Game 9: Pattern Block Puzzles & Symmetry (Patterns & Algebra)

• Target Skills: Recognizing, extending, and creating patterns; understanding symmetry (reflectional and rotational); spatial rotation.
• What You Need: Pattern blocks (if you have them) OR make your own! Draw and cut shapes from colored cardboard/paper: triangles, squares, rectangles, hexagons. Also, a small hand mirror.
• How to Play:
  1. Pattern Extension: Create a simple ABAB pattern (red triangle, blue square, red triangle...). Have your child continue it. Increase complexity (AAB, ABB, growing patterns: 1 triangle, 2 triangles, 3 triangles...).
  2. Symmetry Challenge: Create half of a symmetric design on one side of a line (drawn on paper). Have your child complete the mirror image. Use the hand mirror to check.
  3. Tiling Challenge: "Can you cover this hexagon completely with only triangles? With only rhombuses?" (Yes! 6 triangles or 3 rhombuses).
• Why It Works: Patterns are the grammar of mathematics. Recognizing and creating them builds algebraic thinking. Symmetry activities develop visual-spatial IQ and an intuitive grasp of balance and transformation.
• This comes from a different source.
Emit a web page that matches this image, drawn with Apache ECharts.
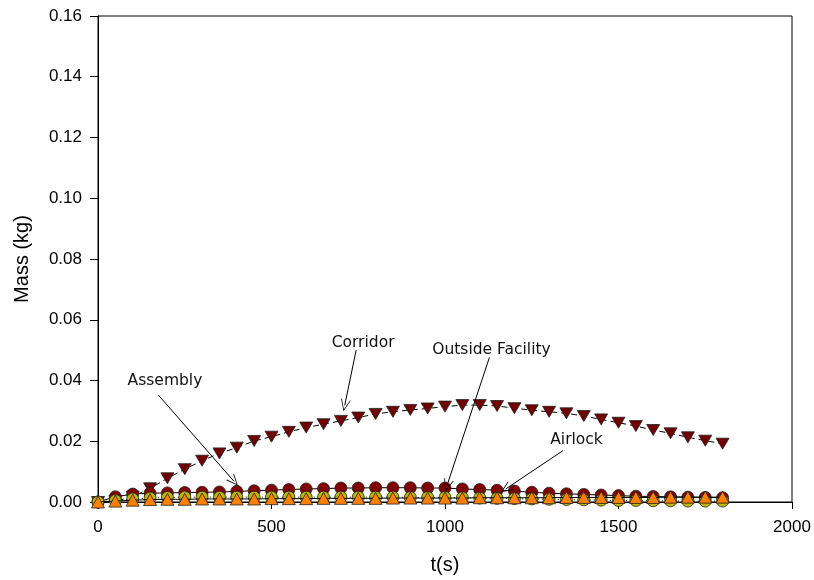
<!DOCTYPE html>
<html>
<head>
<meta charset="utf-8">
<script src="https://cdn.jsdelivr.net/npm/echarts@6/dist/echarts.min.js"></script>
<style>
html,body{margin:0;padding:0;background:#fff;}
#chart{width:814px;height:580px;}
</style>
</head>
<body>
<div id="chart"></div>
<script>
// Time points (s)
var times = [0,50,100,150,200,250,300,350,400,450,500,550,600,650,700,750,800,850,900,950,1000,1050,1100,1150,1200,1250,1300,1350,1400,1450,1500,1550,1600,1650,1700,1750,1800];
// Corridor (down triangles)
var corridor = [0,0.0003,0.0018,0.0045,0.0078,0.0108,0.0136,0.0160,0.0179,0.0201,0.0215,0.0231,0.0245,0.0256,0.0267,0.0278,0.0290,0.0297,0.0303,0.0308,0.0314,0.0319,0.0319,0.0316,0.0309,0.0302,0.0297,0.0292,0.0283,0.0272,0.0261,0.0250,0.0237,0.0226,0.0213,0.0202,0.0192];
// Assembly (dark red circles)
var assembly = [0,0.0017,0.0026,0.0029,0.0030,0.0031,0.0032,0.0033,0.0035,0.0037,0.0039,0.0041,0.0043,0.0044,0.0046,0.0046,0.0047,0.0047,0.0047,0.0046,0.0046,0.0043,0.0041,0.0039,0.0036,0.0032,0.0029,0.0027,0.0025,0.0023,0.0021,0.0019,0.0018,0.0017,0.0016,0.0015,0.0014];
// Outside Facility (yellow-green circles)
var outside = [0,0.0005,0.0010,0.0013,0.0015,0.0016,0.0016,0.0016,0.0016,0.0016,0.0016,0.0016,0.0016,0.0016,0.0016,0.0016,0.0016,0.0016,0.0015,0.0015,0.0015,0.0014,0.0013,0.0012,0.0011,0.0010,0.0009,0.0008,0.0007,0.0006,0.0005,0.0005,0.0004,0.0004,0.0003,0.0003,0.0003];
// Airlock (orange up triangles)
var airlock = [0,0.0003,0.0006,0.0008,0.0009,0.0009,0.0010,0.0010,0.0010,0.0010,0.0011,0.0011,0.0011,0.0012,0.0012,0.0012,0.0012,0.0013,0.0013,0.0013,0.0013,0.0013,0.0014,0.0014,0.0014,0.0014,0.0014,0.0015,0.0015,0.0015,0.0015,0.0015,0.0015,0.0016,0.0016,0.0016,0.0016];
// Tick labels
var xTicks = [0,500,1000,1500,2000];
var yTicks = [0,0.02,0.04,0.06,0.08,0.10,0.12,0.14,0.16];
// Annotations: label, label position, arrow start, arrow tip
var annLabels = ['Assembly','Corridor','Outside Facility','Airlock'];
var annText = [[193,0.0398],[764,0.0523],[1134,0.0500],[1379,0.0204]];
var annStart = [[174,0.0352],[744,0.0500],[1128,0.0476],[1340,0.0169]];
var annTip = [[392,0.0068],[711,0.0318],[1006,0.0055],[1175,0.0043]];

function pairs(ys){ return times.map(function(t,i){ return [t, ys[i]]; }); }

var chevron = 'path://M0,0 L6,13 L5,13 L0,2.2 L-5,13 L-6,13 Z';

var chart = echarts.init(document.getElementById('chart'), null, {renderer:'canvas'});
var axisFont = {fontFamily:'Arial', fontSize:17, color:'#000'};
chart.setOption({
  animation:false,
  backgroundColor:'#fff',
  grid:{left:98, top:16, right:22, bottom:78, show:true, borderColor:'#000', borderWidth:1, backgroundColor:'transparent'},
  xAxis:{
    type:'value', min:xTicks[0], max:xTicks[xTicks.length-1], interval:500,
    name:'t(s)', nameLocation:'middle', nameGap:53,
    nameTextStyle:{fontFamily:'Arial', fontSize:20, color:'#000'},
    axisLine:{show:true, onZero:false, lineStyle:{color:'#000', width:1}},
    axisTick:{show:true, inside:false, length:7, lineStyle:{color:'#000'}},
    axisLabel:Object.assign({margin:17, formatter:function(v){return String(v);}}, axisFont),
    splitLine:{show:false}
  },
  yAxis:{
    type:'value', min:yTicks[0], max:yTicks[yTicks.length-1], interval:0.02,
    name:'Mass (kg)', nameLocation:'middle', nameGap:66,
    nameTextStyle:{fontFamily:'Arial', fontSize:20, color:'#000'},
    axisLine:{show:true, lineStyle:{color:'#000', width:1}},
    axisTick:{show:true, inside:false, length:8, lineStyle:{color:'#000'}},
    axisLabel:Object.assign({margin:16, formatter:function(v){return v.toFixed(2);}}, axisFont),
    splitLine:{show:false}
  },
  series:[
    {
      name:'Corridor', type:'line', data:pairs(corridor),
      symbol:'triangle', symbolRotate:180, symbolSize:[13,11],
      itemStyle:{color:'#6e0000', borderColor:'#222', borderWidth:0.8},
      lineStyle:{color:'#000', width:1, type:[6,4]},
      z:2,
      markLine:{
        silent:true, animation:false,
        symbol:['none', chevron], symbolSize:[10,12],
        lineStyle:{color:'#000', width:1, type:'solid'},
        label:{show:false},
        data: annStart.map(function(s,i){ return [{coord:s},{coord:annTip[i]}]; })
      },
      markPoint:{
        silent:true, animation:false,
        symbol:'circle', symbolSize:0,
        label:{show:true, position:'inside', formatter:'{b}', fontFamily:'DejaVu Sans', fontSize:15.5, color:'#111'},
        data: annLabels.map(function(n,i){ return {name:n, coord:annText[i]}; })
      }
    },
    {
      name:'Assembly', type:'line', data:pairs(assembly),
      symbol:'circle', symbolSize:12,
      itemStyle:{color:'#800000', borderColor:'#222', borderWidth:0.8},
      lineStyle:{color:'#000', width:1},
      z:3
    },
    {
      name:'Outside Facility', type:'line', data:pairs(outside),
      symbol:'circle', symbolSize:12,
      itemStyle:{color:'#b8b800', borderColor:'#222', borderWidth:0.8},
      lineStyle:{color:'#000', width:1, type:[1,3]},
      z:4
    },
    {
      name:'Airlock', type:'line', data:pairs(airlock),
      symbol:'triangle', symbolSize:[13,12],
      itemStyle:{color:'#ff8000', borderColor:'#222', borderWidth:0.8},
      lineStyle:{color:'#000', width:1},
      z:5
    }
  ]
});
</script>
</body>
</html>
Game 10: The Measurement Scavenger Hunt (Measurement & Estimation)

• Target Skills: Standard vs. non-standard measurement, estimation, comparing lengths/heights, using tools (ruler, tape measure).
• What You Need: A ruler, a tape measure, a non-standard "unit" (a spoon, a shoe, a book).
• How to Play:
  1. Non-Standard First: "Find something in the house that is exactly 3 spoons long." Kids use the spoon as a measuring stick. "Find something longer than your foot but shorter than your leg."
  2. Estimation & Standard: "Estimate how many centimeters long the TV remote is. Now measure it with the ruler. How close were you?"
  3. Comparative Hunt: "Find 3 objects: one that is about 10 cm, one that is about 20 cm, and one that is about 50 cm." Sort them.
  4. Height Challenge: "Who is taller? Measure each person to the nearest centimeter. What's the difference in your heights?"
• Why It Works: It grounds measurement in real-world purpose. Estimation is a vital, often-neglected skill. Using non-standard units first helps children understand why we need standard units---so we can all agree on the length of "a meter."

The Secret Sauce: How to Be a Math Game Guide

The magic isn't just in the game; it's in your interaction.

1. Ask, Don't Tell: Instead of "That's wrong," ask "How did you get that answer?" or "Can you show me with the beans?"
2. Embrace the Struggle: A wrong answer is a learning opportunity. "Interesting! Let's see what happened." It's okay to be stuck.
3. Focus on Process, Not Just Product: Praise clever strategies ("I love how you grouped those beans to count them faster!") more than a correct answer.
4. Follow Their Lead: If they start building a fort instead of measuring it, go with it! "Wow, that's tall! How many newspapers tall do you think it is? Let's find out!"
5. Keep it Short & Sweet: 15-20 minutes of intense, joyful play is worth more than an hour of forced drills.

The Real Lesson: Math is Everywhere

These games do more than teach counting or fractions. They teach that math is a tool for understanding the world. It's the language for describing patterns in the laundry, the logic for building a fort, the system for sharing pizza fairly. By using household objects, you demystify math. You show your child that they are already a natural mathematician---observing, comparing, sorting, measuring, and problem-solving every single day.

The best math classroom has no walls. It has a kitchen counter, a living room floor, and a basket of laundry. So, put away the workbook. Grab the beans, the cards, and the newspaper. Let the games---and the real learning---begin.